• _MATERIAL SHOWN_:

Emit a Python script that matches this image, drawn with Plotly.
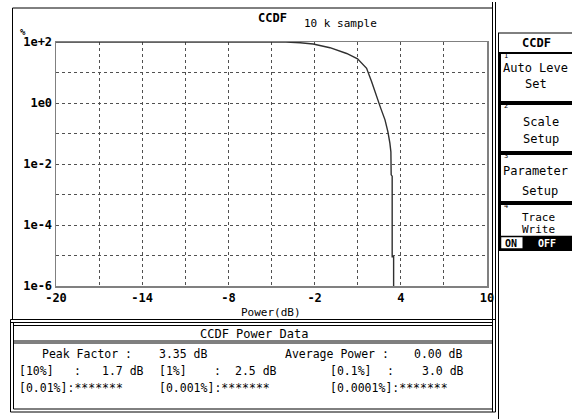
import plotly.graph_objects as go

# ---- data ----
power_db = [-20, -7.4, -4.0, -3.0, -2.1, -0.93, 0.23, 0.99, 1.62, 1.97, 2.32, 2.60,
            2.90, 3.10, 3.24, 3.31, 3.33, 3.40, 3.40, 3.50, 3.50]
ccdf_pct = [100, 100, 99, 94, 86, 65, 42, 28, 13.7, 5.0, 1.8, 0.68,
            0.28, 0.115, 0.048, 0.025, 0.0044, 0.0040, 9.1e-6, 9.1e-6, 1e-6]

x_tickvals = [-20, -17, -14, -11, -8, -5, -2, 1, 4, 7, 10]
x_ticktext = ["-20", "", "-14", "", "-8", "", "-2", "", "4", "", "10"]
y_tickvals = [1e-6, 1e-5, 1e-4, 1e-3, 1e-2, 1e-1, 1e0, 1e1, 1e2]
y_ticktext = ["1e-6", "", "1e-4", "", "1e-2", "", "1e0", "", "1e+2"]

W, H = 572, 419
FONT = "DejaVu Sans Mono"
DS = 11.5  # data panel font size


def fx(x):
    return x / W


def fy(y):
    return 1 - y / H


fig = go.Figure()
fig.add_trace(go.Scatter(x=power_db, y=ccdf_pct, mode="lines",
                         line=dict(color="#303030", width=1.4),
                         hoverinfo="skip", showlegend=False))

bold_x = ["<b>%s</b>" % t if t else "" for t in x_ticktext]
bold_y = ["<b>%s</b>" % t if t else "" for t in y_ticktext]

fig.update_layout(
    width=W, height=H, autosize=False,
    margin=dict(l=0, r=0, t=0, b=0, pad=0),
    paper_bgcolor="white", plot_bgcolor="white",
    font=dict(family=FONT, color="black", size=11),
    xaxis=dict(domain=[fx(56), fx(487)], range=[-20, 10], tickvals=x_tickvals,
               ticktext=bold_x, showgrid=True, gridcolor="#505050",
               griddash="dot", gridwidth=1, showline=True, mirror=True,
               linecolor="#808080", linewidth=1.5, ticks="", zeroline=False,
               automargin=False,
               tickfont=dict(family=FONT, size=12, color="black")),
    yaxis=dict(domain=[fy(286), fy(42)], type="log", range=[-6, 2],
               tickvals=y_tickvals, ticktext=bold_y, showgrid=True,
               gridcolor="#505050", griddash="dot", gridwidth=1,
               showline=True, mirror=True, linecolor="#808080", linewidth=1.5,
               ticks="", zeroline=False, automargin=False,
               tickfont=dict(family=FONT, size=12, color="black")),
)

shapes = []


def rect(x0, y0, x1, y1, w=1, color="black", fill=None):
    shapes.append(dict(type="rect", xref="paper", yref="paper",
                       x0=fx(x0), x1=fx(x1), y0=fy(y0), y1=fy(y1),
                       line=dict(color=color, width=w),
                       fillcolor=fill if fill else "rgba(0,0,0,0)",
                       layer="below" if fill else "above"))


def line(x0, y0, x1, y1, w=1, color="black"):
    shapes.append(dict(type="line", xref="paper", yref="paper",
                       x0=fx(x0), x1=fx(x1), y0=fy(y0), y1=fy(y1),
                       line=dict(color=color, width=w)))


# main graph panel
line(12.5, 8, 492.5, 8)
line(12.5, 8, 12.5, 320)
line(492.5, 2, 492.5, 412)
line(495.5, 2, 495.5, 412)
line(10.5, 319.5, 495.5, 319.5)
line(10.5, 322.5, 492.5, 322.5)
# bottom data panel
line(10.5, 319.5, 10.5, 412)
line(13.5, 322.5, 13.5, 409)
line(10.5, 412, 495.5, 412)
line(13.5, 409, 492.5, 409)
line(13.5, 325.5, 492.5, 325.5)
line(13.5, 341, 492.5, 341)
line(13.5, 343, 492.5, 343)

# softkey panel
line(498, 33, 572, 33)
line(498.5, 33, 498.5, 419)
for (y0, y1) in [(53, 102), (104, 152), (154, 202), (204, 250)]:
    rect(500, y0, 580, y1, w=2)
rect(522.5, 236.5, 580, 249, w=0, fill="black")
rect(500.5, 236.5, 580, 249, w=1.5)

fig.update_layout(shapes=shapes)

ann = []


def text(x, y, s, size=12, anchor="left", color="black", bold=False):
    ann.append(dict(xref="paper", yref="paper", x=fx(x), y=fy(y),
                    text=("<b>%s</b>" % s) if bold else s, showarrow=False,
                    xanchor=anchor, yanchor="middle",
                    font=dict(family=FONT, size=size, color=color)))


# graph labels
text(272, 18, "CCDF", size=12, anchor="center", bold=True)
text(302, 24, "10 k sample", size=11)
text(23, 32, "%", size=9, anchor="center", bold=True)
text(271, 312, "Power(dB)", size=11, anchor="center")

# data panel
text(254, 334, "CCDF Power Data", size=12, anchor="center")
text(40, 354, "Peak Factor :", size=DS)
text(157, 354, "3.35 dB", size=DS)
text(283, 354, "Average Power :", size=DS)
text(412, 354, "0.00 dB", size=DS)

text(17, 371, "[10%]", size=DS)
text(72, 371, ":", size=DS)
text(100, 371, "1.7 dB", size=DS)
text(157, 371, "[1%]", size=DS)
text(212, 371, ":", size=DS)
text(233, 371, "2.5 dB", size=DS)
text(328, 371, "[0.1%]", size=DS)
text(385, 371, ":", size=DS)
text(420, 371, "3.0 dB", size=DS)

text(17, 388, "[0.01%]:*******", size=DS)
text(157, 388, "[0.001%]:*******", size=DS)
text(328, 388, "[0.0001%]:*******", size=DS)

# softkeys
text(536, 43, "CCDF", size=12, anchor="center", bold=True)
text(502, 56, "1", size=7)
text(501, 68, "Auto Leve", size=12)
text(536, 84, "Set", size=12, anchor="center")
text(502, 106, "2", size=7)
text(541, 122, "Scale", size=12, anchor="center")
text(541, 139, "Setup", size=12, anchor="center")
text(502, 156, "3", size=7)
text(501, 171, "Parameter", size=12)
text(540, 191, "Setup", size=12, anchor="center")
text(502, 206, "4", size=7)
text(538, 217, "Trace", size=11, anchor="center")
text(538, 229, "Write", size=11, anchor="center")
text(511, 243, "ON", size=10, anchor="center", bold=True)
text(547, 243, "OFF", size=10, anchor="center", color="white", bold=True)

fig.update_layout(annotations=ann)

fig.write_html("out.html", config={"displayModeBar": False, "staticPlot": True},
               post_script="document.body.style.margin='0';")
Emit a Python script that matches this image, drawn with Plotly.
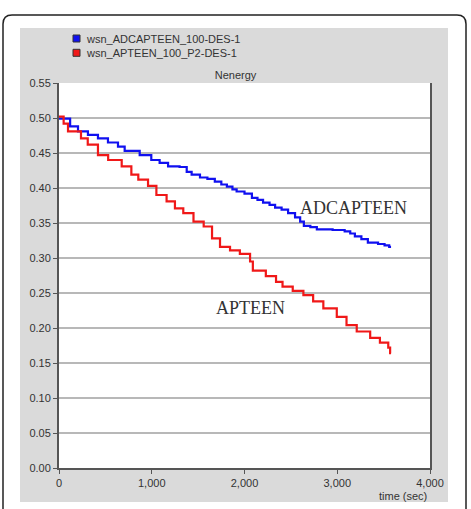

• _SHORT EXERCISE_:
Reproduce the records word for word, please, from their first line up to and including the line that contains "t in y_ticktext]", but no pictures.

• _THE COMPLETED TASK_:
Emit a Python script that matches this image, drawn with Plotly.
import plotly.graph_objects as go

# ---- data ----
power_db = [-20, -7.4, -4.0, -3.0, -2.1, -0.93, 0.23, 0.99, 1.62, 1.97, 2.32, 2.60,
            2.90, 3.10, 3.24, 3.31, 3.33, 3.40, 3.40, 3.50, 3.50]
ccdf_pct = [100, 100, 99, 94, 86, 65, 42, 28, 13.7, 5.0, 1.8, 0.68,
            0.28, 0.115, 0.048, 0.025, 0.0044, 0.0040, 9.1e-6, 9.1e-6, 1e-6]

x_tickvals = [-20, -17, -14, -11, -8, -5, -2, 1, 4, 7, 10]
x_ticktext = ["-20", "", "-14", "", "-8", "", "-2", "", "4", "", "10"]
y_tickvals = [1e-6, 1e-5, 1e-4, 1e-3, 1e-2, 1e-1, 1e0, 1e1, 1e2]
y_ticktext = ["1e-6", "", "1e-4", "", "1e-2", "", "1e0", "", "1e+2"]

W, H = 572, 419
FONT = "DejaVu Sans Mono"
DS = 11.5  # data panel font size


def fx(x):
    return x / W


def fy(y):
    return 1 - y / H


fig = go.Figure()
fig.add_trace(go.Scatter(x=power_db, y=ccdf_pct, mode="lines",
                         line=dict(color="#303030", width=1.4),
                         hoverinfo="skip", showlegend=False))

bold_x = ["<b>%s</b>" % t if t else "" for t in x_ticktext]
bold_y = ["<b>%s</b>" % t if t else "" for t in y_ticktext]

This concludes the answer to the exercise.